El Ebro es mucho más que un río y mucho más que una batalla. En abril de 1938, las tropas de García-Valiño habían penetrado en Cataluña y avanzaban hacia el este. El mando republicano ordenó retroceder, pasar a la orilla izquierda del Ebro aprovechando los puentes, y después, volarlos. Los internacionales cubrieron esta retirada y no se replegaron hasta que tuvieron encima a la 1.ª división de Navarra. Cuando los puentes ya estaban volados, michos americanos del Batallón Lincoln se refugiaron en Corbera. Algunos de ellos murieron, como su jefe, Bob Merriman, o fueron hechos prisioneros y fusilados. Otros pudieron cruzar el río en algunas barcas.

Leonard Olson, un norteamericano del Batallón Lincoln, cayó al agua y se hundió, arrastrado por su pesado equipo militar: creyó que moriría allí mismo, pero pudo desprenderse del casco, el fusil, el correaje, la manta, la cantimplora y el macuto. Sacó la cabeza, volvió a hundirse y chapoteó, dando tumbos, mientras lo arrastraba la corriente, hasta varar en un recodo de la orilla republicana donde se quedó tumbado, medio muerto, perdido. Cuando llegó un payés a socorrerlo, sólo puedo preguntar en su mal español: «¿por favor? ¿dónde está la guerra?».
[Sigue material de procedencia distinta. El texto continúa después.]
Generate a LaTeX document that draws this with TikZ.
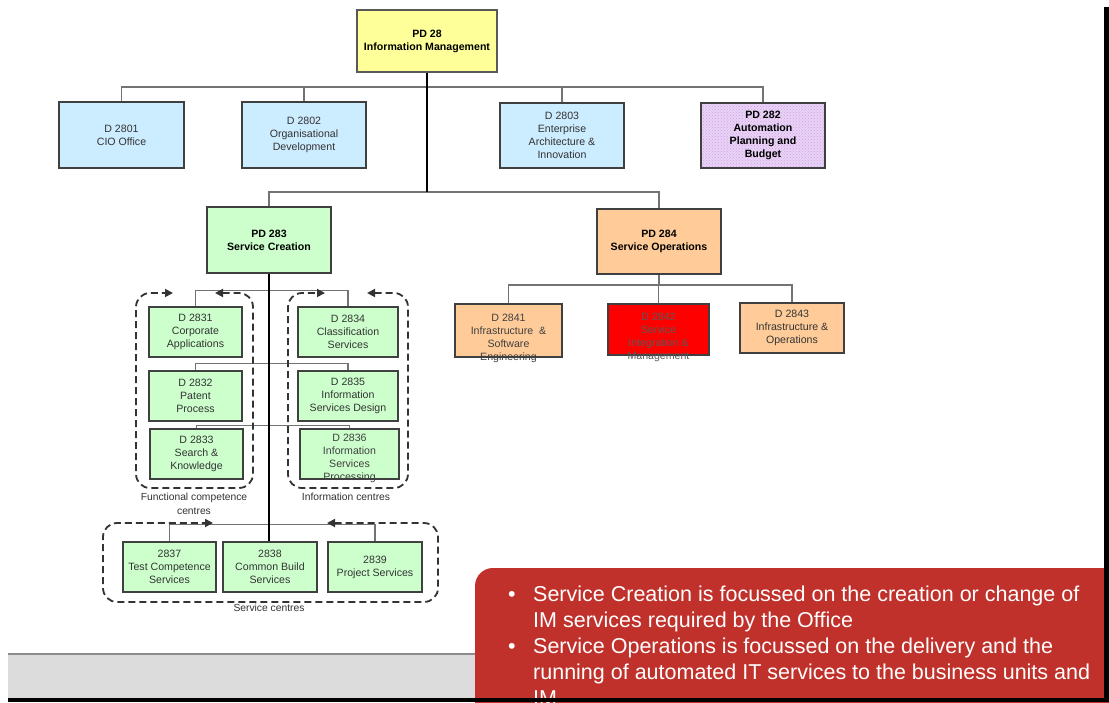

Superó ésta y las siguientes aventuras del conflicto, vivió largos años y murió a finales de 2002, en California. En primavera, su hija Martha vino a visitar el campo de batalla de su padre. Tras un temporal de lluvias, el río bajaba crecido, furioso, arrollador, imponente. Martha no había estado nunca en España. Y, cuando vio el Ebro, lloró.